Отказавшись от знаковости поэтической речи, акмеисты полагали слово самоценным. Его многострунности у Блока Городецкий противополагал «народное отношение к слову как незыблемой твердыне, как Алмазу непорочному»; работа над «алмазом» слова и есть «цеховая» задача поэзии, вопреки «оракульским, жреческим и иным». Это парнасское, при всех ссылках на народность, представление о слове-самоцвете, требующем огранки, разделяли не все акмеисты. Мандельштам писал о «Психее» слова, одушевляющего предметный мир. Образ поэзии-Психеи присущ одухотворенной лирике Ахматовой. Для Мандельштама поэзия — залог связи поколений: поэт бросает свое слово векам, как «бутылку» в волны. Стихотворение может иметь конкретного адресата, но главный собеседник — «читатель в потомстве» (Мандельштам ссылался на Баратынского); задача поэта — «обменяться сигналами с Марсом» («О собеседнике», 1913). О коммуникативных целях искусства слова писал Гумилев в статье «Жизнь стиха» (1910): художник, «не принуждаемый быть полезным», должен свободно «оттачивать» свое мастерство, чтобы суметь передать людям чувство прекрасного, возбудить их «любовь и ненависть», учить «доблести».
Эти слова Гумилев писал тогда, когда его связь с символизмом была еще прочна. Но «сыновнее» чувство к нему оставалось и позже; в манифесте 1913 г. Гумилев, отрицая нынешние права символизма, заявлял, что он «был достойным отцом», и надеялся, что новое течение не посрамит своей родословной. При всех претензиях на новаторство полного размежевания с символизмом акмеистам достичь не удалось. Отрицая мистический символизм, акмеисты в своих требованиях эстетической автономии и в своей приверженности к парнасской поэтике соприкасались с ранним, брюсовским вариантом символизма; немаловажным оказался для них и опыт зрелого Брюсова-неоклассика.

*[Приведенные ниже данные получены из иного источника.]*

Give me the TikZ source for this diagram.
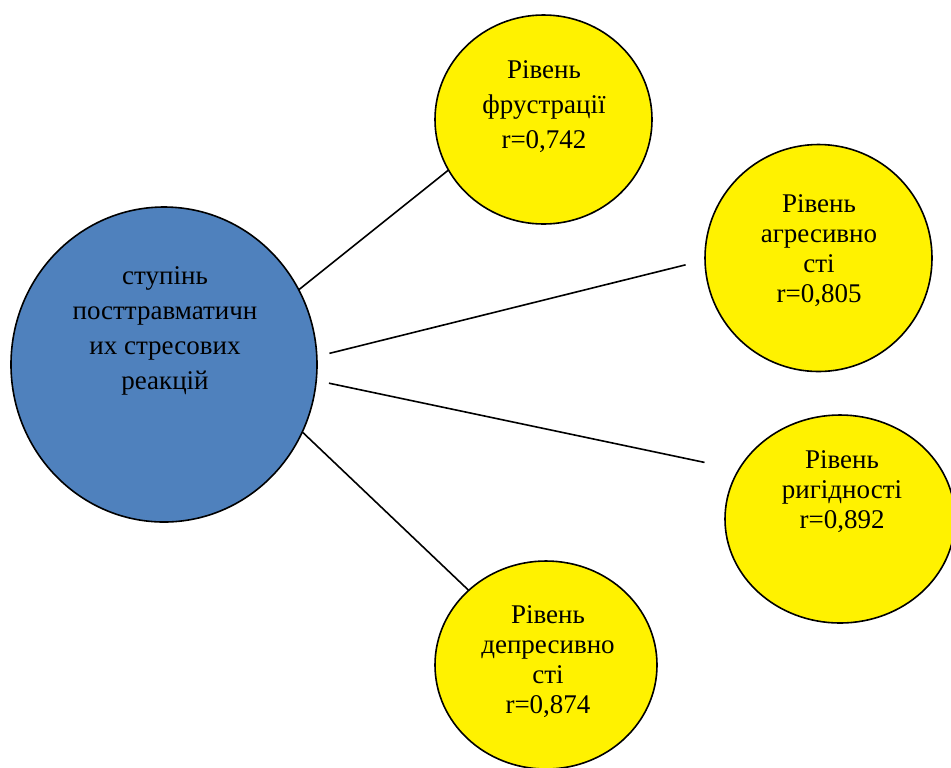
\documentclass[tikz,border=0pt]{standalone}
\usepackage{fontspec}
\setmainfont{Liberation Serif}
\usetikzlibrary{shapes.geometric}
\definecolor{hubblue}{RGB}{79,129,189}
\begin{document}
\begin{tikzpicture}[x=0.5pt,y=-0.5pt,
  hub/.style={ellipse,draw=black,line width=0.8pt,fill=hubblue,inner sep=0pt,outer sep=0pt},
  factor/.style={ellipse,draw=black,line width=0.8pt,fill=yellow,inner sep=0pt,outer sep=0pt},
  txt/.style={align=center,inner sep=0pt,font=\fontsize{13.5}{17.5}\selectfont},
  txttight/.style={align=center,inner sep=0pt,font=\fontsize{13.5}{15}\selectfont},
  link/.style={black,line width=0.8pt}]
\path[use as bounding box,clip] (0,0) rectangle (951,767);
% centre
\node[hub,minimum width=153pt,minimum height=157.5pt] (hub) at (164,364.5) {};
\node[txt] (hubtext) at (165,331) {ступінь\\посттравматичн\\их стресових\\реакцій};
% factors
\node[factor,minimum width=108.5pt,minimum height=104.5pt] (frus) at (543.5,119.5) {};
\node[txt] (frustext) at (544,107) {Рівень\\фрустрації\\r=0,742};
\node[factor,minimum width=113.5pt,minimum height=113.5pt] (aggr) at (818.5,258) {};
\node[txttight] (aggrtext) at (819,251) {Рівень\\агресивно\\сті\\r=0,805};
\node[factor,minimum width=115pt,minimum height=104pt] (rigid) at (840,519) {};
\node[txttight] (rigidtext) at (842,492) {Рівень\\ригідності\\r=0,892};
\node[factor,minimum width=111pt,minimum height=104pt] (depr) at (546,665) {};
\node[txttight] (deprtext) at (548,662) {Рівень\\депресивно\\сті\\r=0,874};
% links
\draw[link] (hub.29) -- (frus.208);
\draw[link,shorten <=6.5pt,shorten >=10pt] (hub.3) -- (aggr.181);
\draw[link,shorten <=6.5pt,shorten >=17.5pt] (hub.-6) -- (rigid.154);
\draw[link] (hub.-26) -- (depr.136);
\end{tikzpicture}
\end{document}
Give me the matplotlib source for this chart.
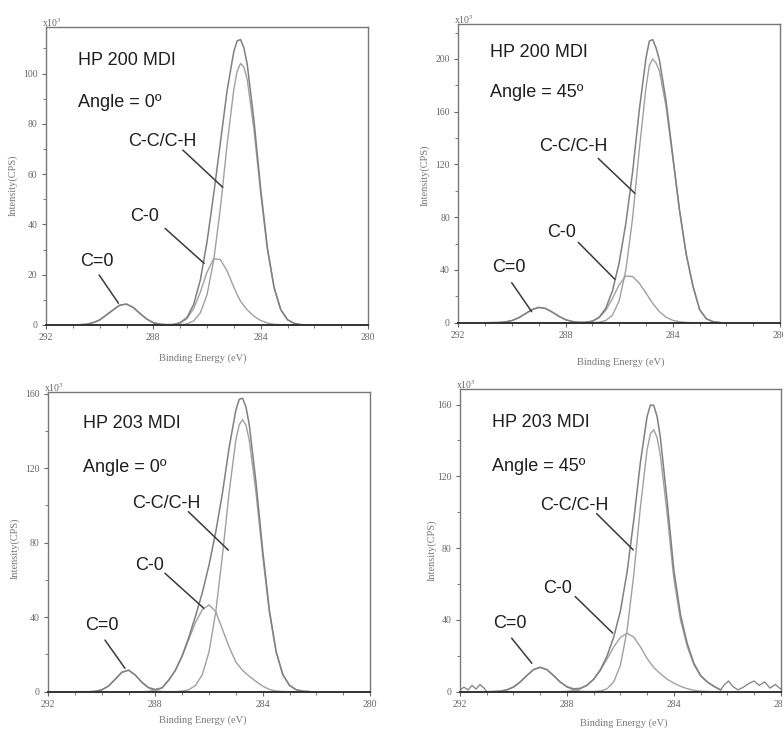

«Парнасство», усвоенное непосредственно и сквозь призму раннего символизма, определило исходные устремления поэзии Николая Степановича Гумилева (1886—1921) — сборники «Путь конквистадоров» (1905), «Романтические цветы» (1908), «Жемчуга» (1910). Многообразные обличья «декоративно-романтической» экзотики были поначалу лишены у Гумилева единого психологического стержня. Вскоре в них выявится кредо автора: поэтизация «сильной личности». Но, как это было у Бальмонта периода «Горящих зданий», среди многообразных «сверхчеловеков» — римских завоевателей, воинствующих рыцарей, жестоких «капитанов» — в стихах Гумилева все чаще мелькал и другой облик лирического «я» с его рафинированной культурой, утонченным эстетизмом, тоской по цельности («Персидская миниатюра», «Вечное», «Деревья», «Фра Беато Анжелико»). Первая ипостась Гумилева скажется в стихах 1914—1915 гг. с их прославлением героики войны («Наступление», «Ода д’Аннунцио» и др.). Вторая даст к концу 10-х годов лирику душевного надлома, одиночества поэта в мире чуждой ему новой России (сб. «Огненный столп», 1921).